Credit markets improved slightly Monday after the Fed’s latest action, but investors remain hesitant to invest until Congress gives companies and households a cash injection to help pay their bills.

“The Fed has done historical amounts to support for the financial markets, but really, the next step has to be on the fiscal side,” said Neal Epstein, a senior credit officer at Moody’s.

Small-business owners are also having a hard time getting the money they need. Half of small businesses have less than 15 days worth of cash on hand, according to the JPMorgan Chase Institute, meaning they need access to capital soon.

The Fed has acted at a lightning-quick pace to keep money flowing in the economy. Last week, the central bank slashed interest rates to zero and gave banks access to loans at a record-low 0.25 percent rate. The Fed also said it would do at least $700 billion in new bond purchases, but it is indicating a willingness to do a lot more than that.

This week alone, the Fed plans daily purchases of $75 billion worth of Treasury securities and $50 billion worth of mortgage-backed securities. Some of the purchases will be commercial mortgage-backed securities, an effort to ease the strain as malls and other retail hubs look increasingly at risk of bankruptcy.
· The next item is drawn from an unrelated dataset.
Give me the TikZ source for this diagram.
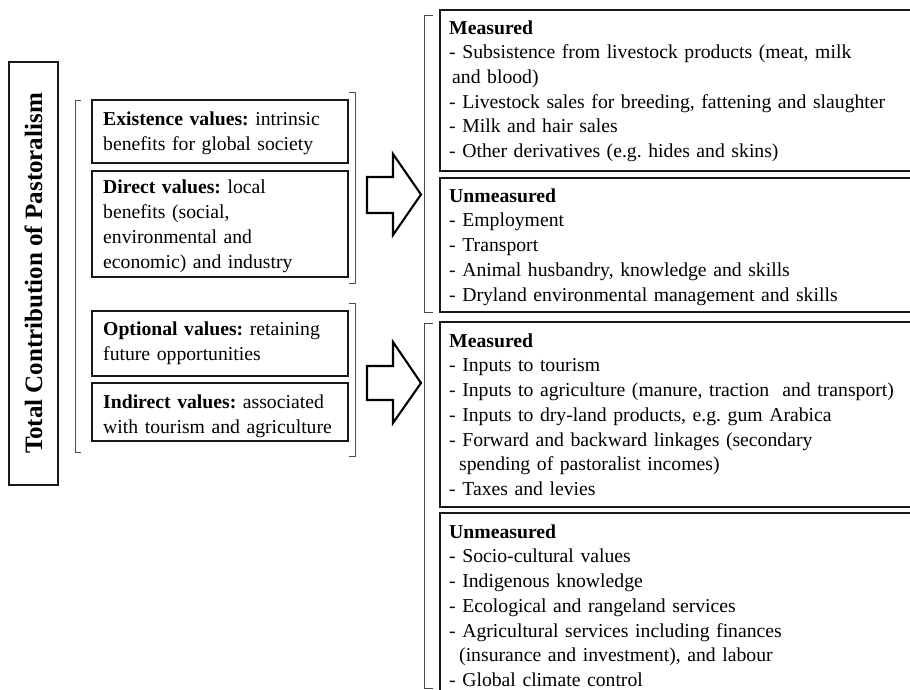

"The Fed is just going to keep trying things until something works,” said Eric Stein, vice president of Eaton Vance Management and a former staffer on the New York Fed’s markets desk in 2007-2008. “My belief is that we will see much more in the weeks and months to come.”

In addition to buying more bonds, a policy known as “quantitative easing,” or QE, the Fed is relaunching programs to support corporate and household debt. One is the Term Asset-Backed Securities Loan Facility, which helps the market for student loans, auto loans, credit card loans and loans backed by the Small Business Administration.

All of these efforts are meant to provide ample “bridge financing,” Fed officials said.

Treasury Secretary Steven Mnuchin said he is working closely with the Fed and Congress to ensure that small businesses get the loans they need quickly to survive. Legislation in Congress would enable small businesses with 500 or fewer employees to get a Small Business Administration loan of about two months of payroll and some overhead expenses.

“This is a team effort to kill this virus and provide economic relief,” Mnuchin said on Fox Business.